Written task: Retype nothing but the lines from the start of the material up to and including the line with "nitrate = [10, 16, 24, 32, 43, 71, 107, 143]". Pictures don't belong in the copy.
*** Data shown
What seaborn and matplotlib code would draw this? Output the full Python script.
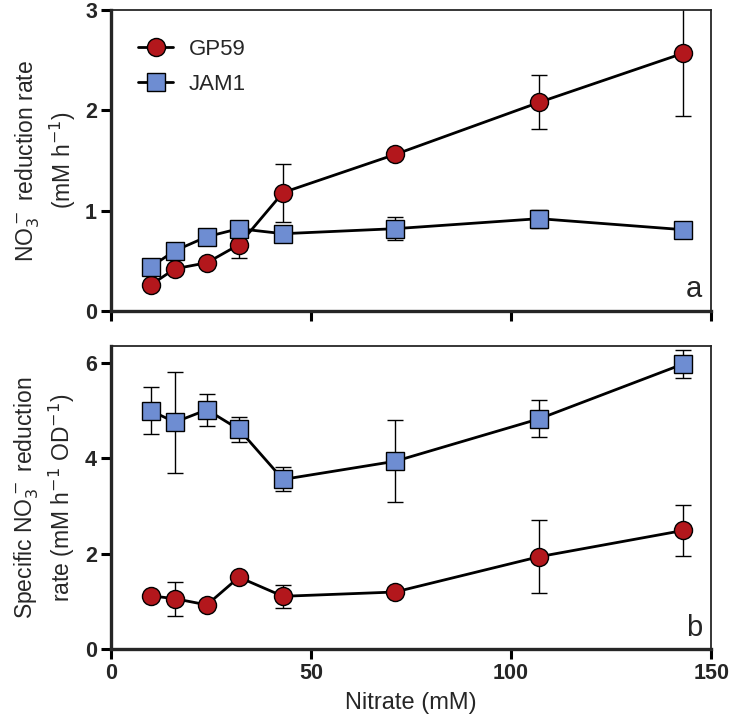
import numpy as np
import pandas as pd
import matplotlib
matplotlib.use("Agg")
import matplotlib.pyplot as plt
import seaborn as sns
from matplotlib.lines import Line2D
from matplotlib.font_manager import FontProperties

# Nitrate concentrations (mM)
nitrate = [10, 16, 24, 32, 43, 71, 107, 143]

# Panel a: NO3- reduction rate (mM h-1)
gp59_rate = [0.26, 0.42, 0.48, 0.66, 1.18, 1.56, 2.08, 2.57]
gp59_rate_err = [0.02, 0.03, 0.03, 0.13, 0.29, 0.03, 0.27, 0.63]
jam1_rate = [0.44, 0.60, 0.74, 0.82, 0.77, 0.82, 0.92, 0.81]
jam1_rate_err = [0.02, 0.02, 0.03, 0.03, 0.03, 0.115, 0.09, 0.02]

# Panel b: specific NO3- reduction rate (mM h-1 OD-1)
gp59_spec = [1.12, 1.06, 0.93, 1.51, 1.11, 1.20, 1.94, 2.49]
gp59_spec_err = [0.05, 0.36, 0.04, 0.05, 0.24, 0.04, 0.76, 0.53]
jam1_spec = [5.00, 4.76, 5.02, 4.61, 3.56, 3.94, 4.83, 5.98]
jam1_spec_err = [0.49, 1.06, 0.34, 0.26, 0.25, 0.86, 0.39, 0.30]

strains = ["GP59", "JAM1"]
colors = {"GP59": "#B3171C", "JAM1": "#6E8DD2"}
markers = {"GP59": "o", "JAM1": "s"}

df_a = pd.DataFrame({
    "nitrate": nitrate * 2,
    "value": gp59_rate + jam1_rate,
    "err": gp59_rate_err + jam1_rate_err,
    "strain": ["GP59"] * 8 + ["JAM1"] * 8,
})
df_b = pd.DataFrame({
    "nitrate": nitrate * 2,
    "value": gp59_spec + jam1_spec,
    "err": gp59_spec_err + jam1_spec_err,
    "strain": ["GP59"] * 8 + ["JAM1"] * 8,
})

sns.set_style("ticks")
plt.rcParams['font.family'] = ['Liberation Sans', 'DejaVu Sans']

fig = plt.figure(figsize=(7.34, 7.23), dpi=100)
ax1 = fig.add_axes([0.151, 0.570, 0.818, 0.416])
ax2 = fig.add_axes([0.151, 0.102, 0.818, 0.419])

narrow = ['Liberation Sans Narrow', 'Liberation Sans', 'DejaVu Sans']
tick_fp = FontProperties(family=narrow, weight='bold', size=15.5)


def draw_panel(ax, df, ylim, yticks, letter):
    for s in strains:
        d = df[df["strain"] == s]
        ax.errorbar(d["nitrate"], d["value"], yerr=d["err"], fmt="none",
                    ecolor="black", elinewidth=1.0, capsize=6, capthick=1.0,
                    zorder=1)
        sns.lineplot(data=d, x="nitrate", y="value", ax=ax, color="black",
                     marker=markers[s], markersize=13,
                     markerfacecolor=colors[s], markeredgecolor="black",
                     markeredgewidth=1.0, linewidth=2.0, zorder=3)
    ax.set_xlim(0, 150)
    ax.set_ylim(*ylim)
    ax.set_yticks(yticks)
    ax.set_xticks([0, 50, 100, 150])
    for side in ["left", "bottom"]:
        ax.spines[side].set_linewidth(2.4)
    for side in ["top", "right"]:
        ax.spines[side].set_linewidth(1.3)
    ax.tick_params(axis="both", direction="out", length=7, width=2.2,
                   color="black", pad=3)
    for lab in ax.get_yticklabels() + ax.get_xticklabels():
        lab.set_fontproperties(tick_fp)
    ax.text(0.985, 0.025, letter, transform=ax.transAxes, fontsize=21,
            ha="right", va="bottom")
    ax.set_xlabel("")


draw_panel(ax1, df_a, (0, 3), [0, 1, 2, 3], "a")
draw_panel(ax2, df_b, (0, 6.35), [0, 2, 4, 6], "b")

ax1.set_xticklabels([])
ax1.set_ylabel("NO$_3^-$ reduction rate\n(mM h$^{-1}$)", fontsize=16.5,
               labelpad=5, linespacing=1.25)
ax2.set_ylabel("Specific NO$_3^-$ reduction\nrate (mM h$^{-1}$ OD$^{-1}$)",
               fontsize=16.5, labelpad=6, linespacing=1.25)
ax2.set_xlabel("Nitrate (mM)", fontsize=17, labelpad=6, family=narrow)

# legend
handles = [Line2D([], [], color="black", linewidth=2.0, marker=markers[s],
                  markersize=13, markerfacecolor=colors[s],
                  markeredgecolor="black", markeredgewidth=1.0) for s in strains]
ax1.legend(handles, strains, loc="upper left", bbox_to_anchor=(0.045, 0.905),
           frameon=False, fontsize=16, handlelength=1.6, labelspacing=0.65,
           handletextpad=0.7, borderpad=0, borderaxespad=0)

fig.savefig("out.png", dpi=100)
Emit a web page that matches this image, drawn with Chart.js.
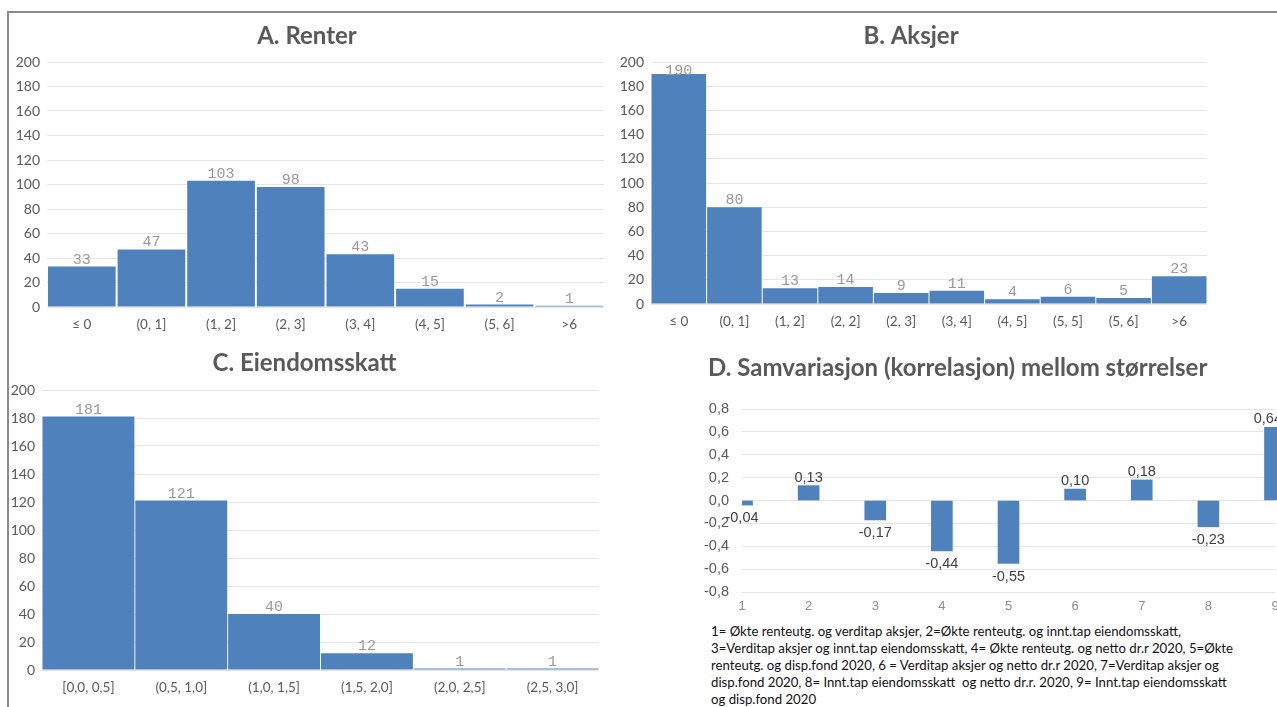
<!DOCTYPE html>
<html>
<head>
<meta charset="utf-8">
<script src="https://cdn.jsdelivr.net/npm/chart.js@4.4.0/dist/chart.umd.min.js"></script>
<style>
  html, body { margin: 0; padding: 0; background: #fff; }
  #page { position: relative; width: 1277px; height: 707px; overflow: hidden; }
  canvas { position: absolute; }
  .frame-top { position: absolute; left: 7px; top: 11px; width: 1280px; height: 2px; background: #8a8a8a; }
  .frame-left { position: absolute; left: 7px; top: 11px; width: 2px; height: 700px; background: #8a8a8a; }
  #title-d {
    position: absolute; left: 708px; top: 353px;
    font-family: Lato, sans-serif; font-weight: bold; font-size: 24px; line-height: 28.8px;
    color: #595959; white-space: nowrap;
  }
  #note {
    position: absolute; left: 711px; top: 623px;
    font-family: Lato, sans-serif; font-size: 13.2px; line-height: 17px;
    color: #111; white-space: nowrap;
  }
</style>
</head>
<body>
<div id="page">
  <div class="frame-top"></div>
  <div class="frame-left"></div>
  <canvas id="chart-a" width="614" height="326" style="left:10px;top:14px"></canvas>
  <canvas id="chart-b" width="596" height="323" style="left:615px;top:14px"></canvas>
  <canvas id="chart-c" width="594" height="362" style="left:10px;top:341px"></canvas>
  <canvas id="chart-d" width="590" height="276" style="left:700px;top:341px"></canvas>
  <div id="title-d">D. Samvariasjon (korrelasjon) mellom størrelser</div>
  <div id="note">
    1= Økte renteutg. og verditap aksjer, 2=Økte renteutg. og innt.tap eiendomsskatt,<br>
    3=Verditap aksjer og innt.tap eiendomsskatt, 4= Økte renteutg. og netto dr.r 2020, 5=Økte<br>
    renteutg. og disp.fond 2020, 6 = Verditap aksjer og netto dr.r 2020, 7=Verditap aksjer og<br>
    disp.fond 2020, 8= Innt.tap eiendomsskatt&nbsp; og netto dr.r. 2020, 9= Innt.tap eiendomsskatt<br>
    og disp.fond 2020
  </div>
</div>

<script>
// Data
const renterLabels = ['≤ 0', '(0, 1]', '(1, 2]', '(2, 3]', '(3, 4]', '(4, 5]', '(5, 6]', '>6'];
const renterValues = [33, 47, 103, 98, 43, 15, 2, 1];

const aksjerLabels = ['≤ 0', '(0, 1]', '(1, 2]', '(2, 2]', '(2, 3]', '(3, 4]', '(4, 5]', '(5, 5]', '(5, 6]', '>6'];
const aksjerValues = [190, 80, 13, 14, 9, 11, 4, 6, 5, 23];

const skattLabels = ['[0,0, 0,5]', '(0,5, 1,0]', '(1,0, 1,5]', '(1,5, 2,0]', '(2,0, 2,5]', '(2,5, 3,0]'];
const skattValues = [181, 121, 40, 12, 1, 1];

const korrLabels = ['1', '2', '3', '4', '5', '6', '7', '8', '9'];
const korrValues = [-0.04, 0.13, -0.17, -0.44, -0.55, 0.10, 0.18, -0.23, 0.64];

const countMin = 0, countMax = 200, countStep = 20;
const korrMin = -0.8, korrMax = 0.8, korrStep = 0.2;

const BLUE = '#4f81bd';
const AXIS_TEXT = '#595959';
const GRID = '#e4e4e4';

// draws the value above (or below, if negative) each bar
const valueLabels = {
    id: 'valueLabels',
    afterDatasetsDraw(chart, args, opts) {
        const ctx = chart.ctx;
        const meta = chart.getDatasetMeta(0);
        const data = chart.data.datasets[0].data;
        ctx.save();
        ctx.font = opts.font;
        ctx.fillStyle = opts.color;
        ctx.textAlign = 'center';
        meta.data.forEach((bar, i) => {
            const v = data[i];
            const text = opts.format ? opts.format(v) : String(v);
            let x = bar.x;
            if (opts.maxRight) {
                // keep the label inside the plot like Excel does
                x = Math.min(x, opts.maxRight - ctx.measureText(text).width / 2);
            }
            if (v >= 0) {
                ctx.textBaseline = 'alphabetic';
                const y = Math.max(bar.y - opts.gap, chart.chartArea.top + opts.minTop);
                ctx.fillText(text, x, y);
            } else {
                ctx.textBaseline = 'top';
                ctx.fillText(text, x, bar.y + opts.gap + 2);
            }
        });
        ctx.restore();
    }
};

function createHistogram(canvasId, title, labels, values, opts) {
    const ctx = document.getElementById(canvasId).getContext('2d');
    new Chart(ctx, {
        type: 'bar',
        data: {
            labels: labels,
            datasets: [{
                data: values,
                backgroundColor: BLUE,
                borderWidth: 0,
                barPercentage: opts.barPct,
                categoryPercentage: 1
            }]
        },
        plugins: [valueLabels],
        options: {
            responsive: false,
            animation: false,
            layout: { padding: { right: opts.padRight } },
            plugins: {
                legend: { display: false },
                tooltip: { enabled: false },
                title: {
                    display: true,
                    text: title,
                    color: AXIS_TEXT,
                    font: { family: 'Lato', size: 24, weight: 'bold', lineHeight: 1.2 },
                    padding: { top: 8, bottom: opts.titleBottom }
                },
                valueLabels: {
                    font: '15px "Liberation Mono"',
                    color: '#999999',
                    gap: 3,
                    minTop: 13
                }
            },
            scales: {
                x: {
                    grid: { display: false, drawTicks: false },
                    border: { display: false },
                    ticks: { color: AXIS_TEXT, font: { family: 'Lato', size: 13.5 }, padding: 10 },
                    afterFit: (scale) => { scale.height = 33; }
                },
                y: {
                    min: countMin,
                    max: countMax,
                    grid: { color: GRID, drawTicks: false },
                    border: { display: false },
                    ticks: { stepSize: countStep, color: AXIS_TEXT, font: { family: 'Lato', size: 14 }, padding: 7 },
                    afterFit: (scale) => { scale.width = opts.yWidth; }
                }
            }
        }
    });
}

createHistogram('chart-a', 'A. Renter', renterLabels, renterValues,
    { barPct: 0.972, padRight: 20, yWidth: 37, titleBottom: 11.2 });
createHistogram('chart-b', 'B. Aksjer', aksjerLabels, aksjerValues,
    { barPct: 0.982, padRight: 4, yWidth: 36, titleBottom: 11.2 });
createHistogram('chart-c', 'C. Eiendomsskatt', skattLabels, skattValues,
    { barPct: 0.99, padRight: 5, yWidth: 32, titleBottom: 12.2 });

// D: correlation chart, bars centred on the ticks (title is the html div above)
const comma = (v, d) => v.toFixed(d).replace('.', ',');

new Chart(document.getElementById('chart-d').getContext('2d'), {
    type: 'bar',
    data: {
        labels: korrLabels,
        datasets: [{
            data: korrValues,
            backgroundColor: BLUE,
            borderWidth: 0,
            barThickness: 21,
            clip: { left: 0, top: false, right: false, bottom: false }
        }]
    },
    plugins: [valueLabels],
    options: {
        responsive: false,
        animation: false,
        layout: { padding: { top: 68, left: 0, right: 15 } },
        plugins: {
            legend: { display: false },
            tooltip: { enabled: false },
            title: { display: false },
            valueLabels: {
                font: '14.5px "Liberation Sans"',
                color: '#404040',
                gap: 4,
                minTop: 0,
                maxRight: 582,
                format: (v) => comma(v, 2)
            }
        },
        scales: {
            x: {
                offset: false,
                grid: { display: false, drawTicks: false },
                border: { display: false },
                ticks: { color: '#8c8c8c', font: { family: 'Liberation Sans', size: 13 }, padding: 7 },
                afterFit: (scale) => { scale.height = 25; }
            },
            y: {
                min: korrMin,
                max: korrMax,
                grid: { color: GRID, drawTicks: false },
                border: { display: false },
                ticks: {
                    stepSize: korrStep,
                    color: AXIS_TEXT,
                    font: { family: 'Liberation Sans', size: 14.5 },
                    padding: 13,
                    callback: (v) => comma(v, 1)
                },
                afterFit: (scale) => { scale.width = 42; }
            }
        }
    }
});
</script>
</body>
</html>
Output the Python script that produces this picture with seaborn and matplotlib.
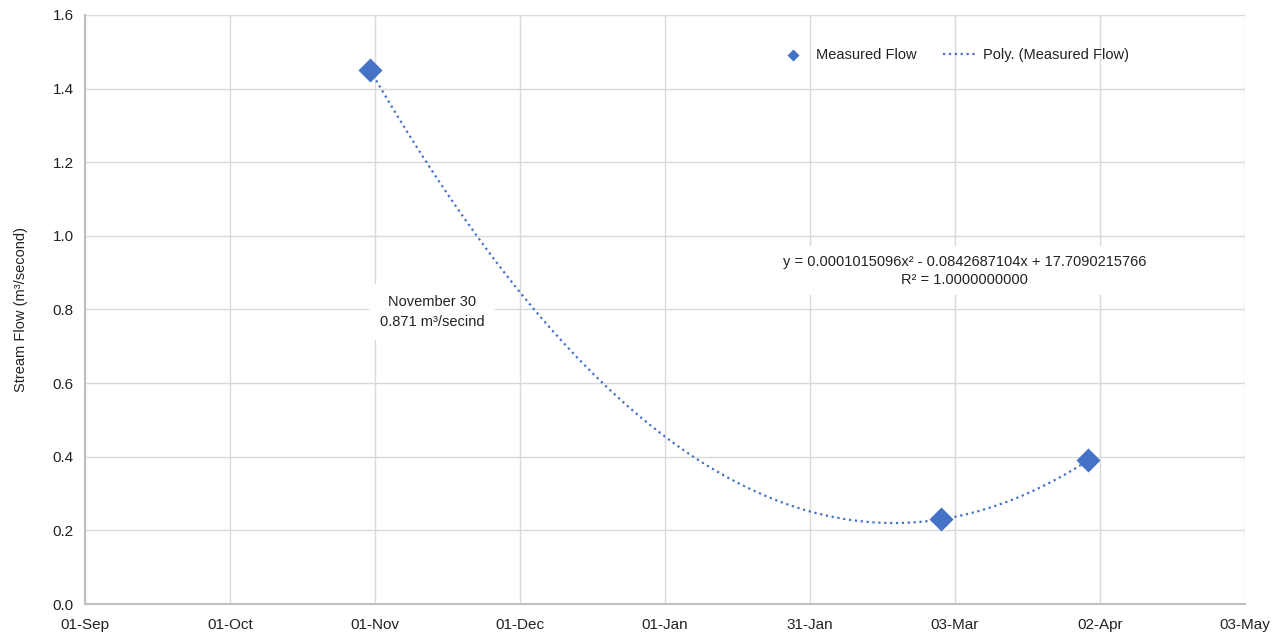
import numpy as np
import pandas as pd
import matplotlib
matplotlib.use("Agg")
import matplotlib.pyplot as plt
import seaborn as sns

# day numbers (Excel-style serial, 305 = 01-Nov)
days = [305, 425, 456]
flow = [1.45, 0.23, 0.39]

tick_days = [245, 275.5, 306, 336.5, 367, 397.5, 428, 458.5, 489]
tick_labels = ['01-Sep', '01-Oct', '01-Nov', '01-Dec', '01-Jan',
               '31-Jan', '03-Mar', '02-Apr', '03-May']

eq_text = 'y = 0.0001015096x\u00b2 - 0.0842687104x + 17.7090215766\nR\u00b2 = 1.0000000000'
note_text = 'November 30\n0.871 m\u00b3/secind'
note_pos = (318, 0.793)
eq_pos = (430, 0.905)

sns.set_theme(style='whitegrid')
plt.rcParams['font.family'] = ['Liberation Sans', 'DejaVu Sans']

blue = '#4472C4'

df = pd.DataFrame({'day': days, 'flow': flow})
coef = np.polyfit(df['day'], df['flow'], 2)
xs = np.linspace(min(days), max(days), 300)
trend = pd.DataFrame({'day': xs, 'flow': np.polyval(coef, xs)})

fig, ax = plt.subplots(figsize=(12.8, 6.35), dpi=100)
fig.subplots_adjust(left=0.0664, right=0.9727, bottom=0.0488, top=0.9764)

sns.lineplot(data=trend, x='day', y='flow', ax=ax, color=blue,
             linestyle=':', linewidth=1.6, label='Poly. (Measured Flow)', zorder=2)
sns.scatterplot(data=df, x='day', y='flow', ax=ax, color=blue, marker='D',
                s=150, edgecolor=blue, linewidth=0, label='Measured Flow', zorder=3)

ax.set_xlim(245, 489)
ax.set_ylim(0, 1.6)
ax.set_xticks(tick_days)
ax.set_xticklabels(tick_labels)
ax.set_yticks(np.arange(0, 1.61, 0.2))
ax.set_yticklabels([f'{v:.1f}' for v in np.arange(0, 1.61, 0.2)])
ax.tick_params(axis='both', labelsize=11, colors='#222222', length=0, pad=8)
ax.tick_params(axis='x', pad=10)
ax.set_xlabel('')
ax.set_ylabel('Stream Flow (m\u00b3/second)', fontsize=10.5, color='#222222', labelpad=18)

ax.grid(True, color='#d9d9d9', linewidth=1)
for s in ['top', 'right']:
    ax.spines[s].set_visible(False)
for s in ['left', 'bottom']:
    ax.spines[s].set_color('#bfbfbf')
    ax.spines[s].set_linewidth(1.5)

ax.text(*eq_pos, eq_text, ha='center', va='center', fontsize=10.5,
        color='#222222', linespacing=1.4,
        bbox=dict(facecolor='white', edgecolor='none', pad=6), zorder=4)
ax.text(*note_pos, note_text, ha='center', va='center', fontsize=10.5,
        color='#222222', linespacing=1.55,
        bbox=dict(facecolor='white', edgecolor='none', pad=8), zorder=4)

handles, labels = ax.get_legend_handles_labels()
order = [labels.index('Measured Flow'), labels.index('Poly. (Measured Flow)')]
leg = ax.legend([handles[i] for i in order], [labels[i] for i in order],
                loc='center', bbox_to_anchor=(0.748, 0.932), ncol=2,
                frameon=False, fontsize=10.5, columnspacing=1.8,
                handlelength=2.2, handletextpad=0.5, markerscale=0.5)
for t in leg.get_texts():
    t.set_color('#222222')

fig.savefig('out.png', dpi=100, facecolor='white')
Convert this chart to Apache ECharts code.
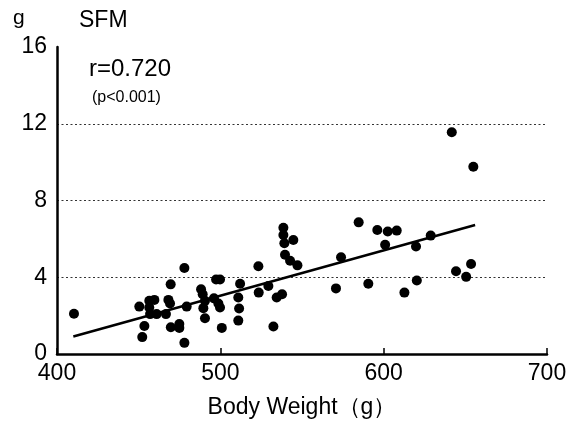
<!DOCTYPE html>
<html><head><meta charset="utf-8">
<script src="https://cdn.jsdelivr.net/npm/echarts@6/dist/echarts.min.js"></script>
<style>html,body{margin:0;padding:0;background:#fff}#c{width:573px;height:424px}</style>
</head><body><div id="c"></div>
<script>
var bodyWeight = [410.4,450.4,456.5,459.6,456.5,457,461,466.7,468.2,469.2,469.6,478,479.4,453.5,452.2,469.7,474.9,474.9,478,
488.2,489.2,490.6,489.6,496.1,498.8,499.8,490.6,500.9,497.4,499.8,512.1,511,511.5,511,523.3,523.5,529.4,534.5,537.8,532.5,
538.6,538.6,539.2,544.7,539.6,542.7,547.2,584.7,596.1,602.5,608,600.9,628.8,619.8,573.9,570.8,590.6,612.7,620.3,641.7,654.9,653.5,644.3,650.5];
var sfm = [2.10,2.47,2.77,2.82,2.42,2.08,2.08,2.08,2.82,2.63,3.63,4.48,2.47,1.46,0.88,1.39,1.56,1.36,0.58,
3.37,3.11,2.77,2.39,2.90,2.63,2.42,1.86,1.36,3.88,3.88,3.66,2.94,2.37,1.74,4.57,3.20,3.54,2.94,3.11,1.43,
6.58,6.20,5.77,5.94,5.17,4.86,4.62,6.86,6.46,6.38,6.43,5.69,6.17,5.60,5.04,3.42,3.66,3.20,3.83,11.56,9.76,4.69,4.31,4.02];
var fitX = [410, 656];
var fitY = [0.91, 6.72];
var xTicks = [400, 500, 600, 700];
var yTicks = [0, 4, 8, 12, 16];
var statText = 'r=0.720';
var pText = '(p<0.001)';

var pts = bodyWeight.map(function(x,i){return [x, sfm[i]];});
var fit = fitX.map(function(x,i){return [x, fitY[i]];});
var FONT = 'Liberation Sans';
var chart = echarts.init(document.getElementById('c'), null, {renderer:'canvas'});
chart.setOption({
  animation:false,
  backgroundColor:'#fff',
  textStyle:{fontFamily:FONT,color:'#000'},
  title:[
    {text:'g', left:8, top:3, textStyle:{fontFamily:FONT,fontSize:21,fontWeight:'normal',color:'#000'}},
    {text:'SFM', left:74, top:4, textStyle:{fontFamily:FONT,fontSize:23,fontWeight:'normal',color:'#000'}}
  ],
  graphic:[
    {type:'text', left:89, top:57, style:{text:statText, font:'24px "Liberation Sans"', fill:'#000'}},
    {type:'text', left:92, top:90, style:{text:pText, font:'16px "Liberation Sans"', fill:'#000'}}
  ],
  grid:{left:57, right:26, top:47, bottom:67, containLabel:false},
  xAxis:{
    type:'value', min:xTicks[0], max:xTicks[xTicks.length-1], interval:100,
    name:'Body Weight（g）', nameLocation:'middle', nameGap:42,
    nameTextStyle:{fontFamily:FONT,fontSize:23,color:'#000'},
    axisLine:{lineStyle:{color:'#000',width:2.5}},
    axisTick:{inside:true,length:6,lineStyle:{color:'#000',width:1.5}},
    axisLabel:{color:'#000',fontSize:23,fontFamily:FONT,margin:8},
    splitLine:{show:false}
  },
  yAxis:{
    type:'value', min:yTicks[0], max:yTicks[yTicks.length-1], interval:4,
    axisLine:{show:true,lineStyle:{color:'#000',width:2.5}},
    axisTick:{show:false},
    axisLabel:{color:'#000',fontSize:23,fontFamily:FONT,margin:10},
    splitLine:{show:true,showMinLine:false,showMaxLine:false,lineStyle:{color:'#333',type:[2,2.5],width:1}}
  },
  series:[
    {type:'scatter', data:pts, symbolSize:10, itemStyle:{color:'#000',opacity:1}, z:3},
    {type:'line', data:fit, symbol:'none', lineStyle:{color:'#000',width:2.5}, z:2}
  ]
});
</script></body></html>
******
Complete answer:
What seaborn and matplotlib code would draw this? Output the full Python script.
import numpy as np
import pandas as pd
import matplotlib
matplotlib.use("Agg")
import matplotlib.pyplot as plt
import seaborn as sns
from matplotlib.lines import Line2D
from matplotlib.font_manager import FontProperties

# Nitrate concentrations (mM)
nitrate = [10, 16, 24, 32, 43, 71, 107, 143]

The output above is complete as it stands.